## BEGIN Given material
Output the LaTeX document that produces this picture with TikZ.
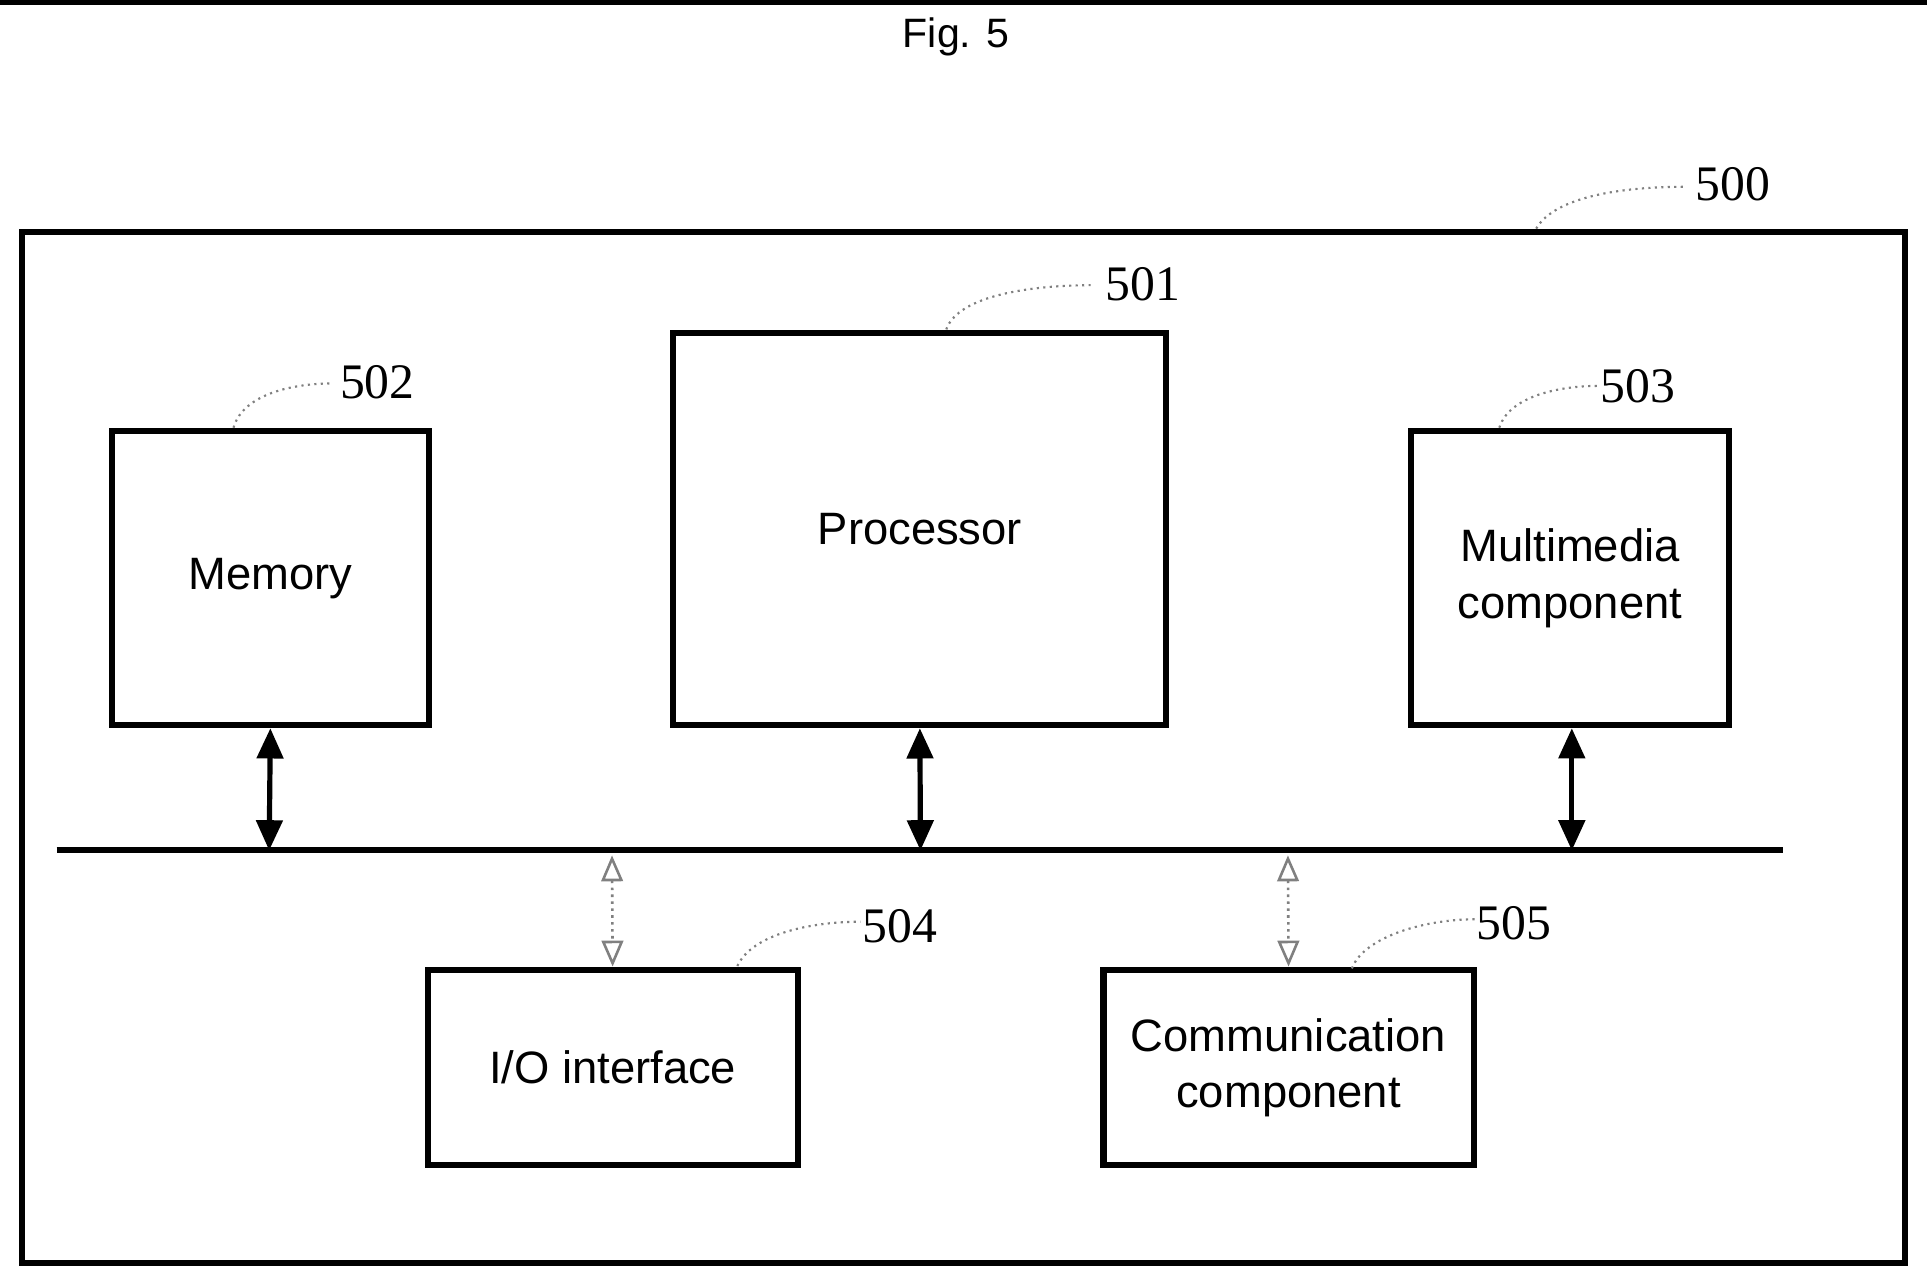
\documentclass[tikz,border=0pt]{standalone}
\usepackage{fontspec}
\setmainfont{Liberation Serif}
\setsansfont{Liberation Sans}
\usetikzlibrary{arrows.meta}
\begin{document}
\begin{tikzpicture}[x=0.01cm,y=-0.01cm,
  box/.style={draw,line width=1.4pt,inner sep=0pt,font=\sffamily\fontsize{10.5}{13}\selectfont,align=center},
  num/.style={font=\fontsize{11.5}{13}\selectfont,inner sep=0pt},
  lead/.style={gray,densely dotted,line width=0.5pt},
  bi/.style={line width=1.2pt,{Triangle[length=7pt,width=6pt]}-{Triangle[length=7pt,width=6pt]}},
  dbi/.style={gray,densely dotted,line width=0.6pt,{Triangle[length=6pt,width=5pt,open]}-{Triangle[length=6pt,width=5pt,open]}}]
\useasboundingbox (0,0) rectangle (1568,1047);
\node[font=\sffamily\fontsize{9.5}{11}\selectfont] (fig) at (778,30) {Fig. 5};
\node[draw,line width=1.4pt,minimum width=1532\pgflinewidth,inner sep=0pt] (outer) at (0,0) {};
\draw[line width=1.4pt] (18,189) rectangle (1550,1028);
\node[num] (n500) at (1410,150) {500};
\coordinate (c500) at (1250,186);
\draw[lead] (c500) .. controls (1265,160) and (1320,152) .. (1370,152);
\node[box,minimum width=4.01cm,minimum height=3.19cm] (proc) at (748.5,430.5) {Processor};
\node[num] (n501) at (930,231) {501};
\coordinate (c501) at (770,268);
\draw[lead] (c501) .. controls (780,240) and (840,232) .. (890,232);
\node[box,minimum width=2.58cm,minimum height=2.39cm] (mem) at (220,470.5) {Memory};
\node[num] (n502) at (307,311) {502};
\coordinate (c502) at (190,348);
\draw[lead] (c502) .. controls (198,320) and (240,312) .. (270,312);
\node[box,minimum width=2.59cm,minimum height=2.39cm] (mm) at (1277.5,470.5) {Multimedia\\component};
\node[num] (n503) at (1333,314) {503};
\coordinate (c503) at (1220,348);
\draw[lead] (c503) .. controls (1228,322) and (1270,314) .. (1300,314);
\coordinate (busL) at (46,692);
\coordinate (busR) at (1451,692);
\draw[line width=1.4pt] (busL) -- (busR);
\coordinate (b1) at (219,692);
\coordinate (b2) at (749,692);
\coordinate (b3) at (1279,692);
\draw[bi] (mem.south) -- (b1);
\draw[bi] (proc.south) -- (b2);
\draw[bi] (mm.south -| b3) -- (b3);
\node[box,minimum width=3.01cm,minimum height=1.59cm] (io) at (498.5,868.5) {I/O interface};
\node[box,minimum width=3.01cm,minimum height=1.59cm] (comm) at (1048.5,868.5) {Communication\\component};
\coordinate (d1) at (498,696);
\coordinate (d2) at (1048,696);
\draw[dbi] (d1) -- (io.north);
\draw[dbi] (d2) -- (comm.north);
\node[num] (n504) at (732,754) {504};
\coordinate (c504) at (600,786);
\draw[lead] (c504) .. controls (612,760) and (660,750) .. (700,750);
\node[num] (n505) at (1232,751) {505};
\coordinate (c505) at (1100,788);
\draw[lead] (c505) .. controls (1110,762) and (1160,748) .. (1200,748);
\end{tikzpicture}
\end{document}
## END Given material
* Goal *
Set the pictures aside and transcribe the data above exactly.

* Worked answer *
Output the LaTeX document that produces this picture with TikZ.
\documentclass[tikz,border=0pt]{standalone}
\usepackage{fontspec}
\setmainfont{Liberation Serif}
\setsansfont{Liberation Sans}
\usetikzlibrary{arrows.meta}
\begin{document}
\begin{tikzpicture}[x=0.01cm,y=-0.01cm,
  box/.style={draw,line width=1.4pt,inner sep=0pt,font=\sffamily\fontsize{10.5}{13}\selectfont,align=center},
  num/.style={font=\fontsize{11.5}{13}\selectfont,inner sep=0pt},
  lead/.style={gray,densely dotted,line width=0.5pt},
  bi/.style={line width=1.2pt,{Triangle[length=7pt,width=6pt]}-{Triangle[length=7pt,width=6pt]}},
  dbi/.style={gray,densely dotted,line width=0.6pt,{Triangle[length=6pt,width=5pt,open]}-{Triangle[length=6pt,width=5pt,open]}}]
\useasboundingbox (0,0) rectangle (1568,1047);
\node[font=\sffamily\fontsize{9.5}{11}\selectfont] (fig) at (778,30) {Fig. 5};
\node[draw,line width=1.4pt,minimum width=1532\pgflinewidth,inner sep=0pt] (outer) at (0,0) {};
\draw[line width=1.4pt] (18,189) rectangle (1550,1028);
\node[num] (n500) at (1410,150) {500};
\coordinate (c500) at (1250,186);
\draw[lead] (c500) .. controls (1265,160) and (1320,152) .. (1370,152);
\node[box,minimum width=4.01cm,minimum height=3.19cm] (proc) at (748.5,430.5) {Processor};
\node[num] (n501) at (930,231) {501};
\coordinate (c501) at (770,268);
\draw[lead] (c501) .. controls (780,240) and (840,232) .. (890,232);
\node[box,minimum width=2.58cm,minimum height=2.39cm] (mem) at (220,470.5) {Memory};
\node[num] (n502) at (307,311) {502};
\coordinate (c502) at (190,348);
\draw[lead] (c502) .. controls (198,320) and (240,312) .. (270,312);
\node[box,minimum width=2.59cm,minimum height=2.39cm] (mm) at (1277.5,470.5) {Multimedia\\component};
\node[num] (n503) at (1333,314) {503};
\coordinate (c503) at (1220,348);
\draw[lead] (c503) .. controls (1228,322) and (1270,314) .. (1300,314);
\coordinate (busL) at (46,692);
\coordinate (busR) at (1451,692);
\draw[line width=1.4pt] (busL) -- (busR);
\coordinate (b1) at (219,692);
\coordinate (b2) at (749,692);
\coordinate (b3) at (1279,692);
\draw[bi] (mem.south) -- (b1);
\draw[bi] (proc.south) -- (b2);
\draw[bi] (mm.south -| b3) -- (b3);
\node[box,minimum width=3.01cm,minimum height=1.59cm] (io) at (498.5,868.5) {I/O interface};
\node[box,minimum width=3.01cm,minimum height=1.59cm] (comm) at (1048.5,868.5) {Communication\\component};
\coordinate (d1) at (498,696);
\coordinate (d2) at (1048,696);
\draw[dbi] (d1) -- (io.north);
\draw[dbi] (d2) -- (comm.north);
\node[num] (n504) at (732,754) {504};
\coordinate (c504) at (600,786);
\draw[lead] (c504) .. controls (612,760) and (660,750) .. (700,750);
\node[num] (n505) at (1232,751) {505};
\coordinate (c505) at (1100,788);
\draw[lead] (c505) .. controls (1110,762) and (1160,748) .. (1200,748);
\end{tikzpicture}
\end{document}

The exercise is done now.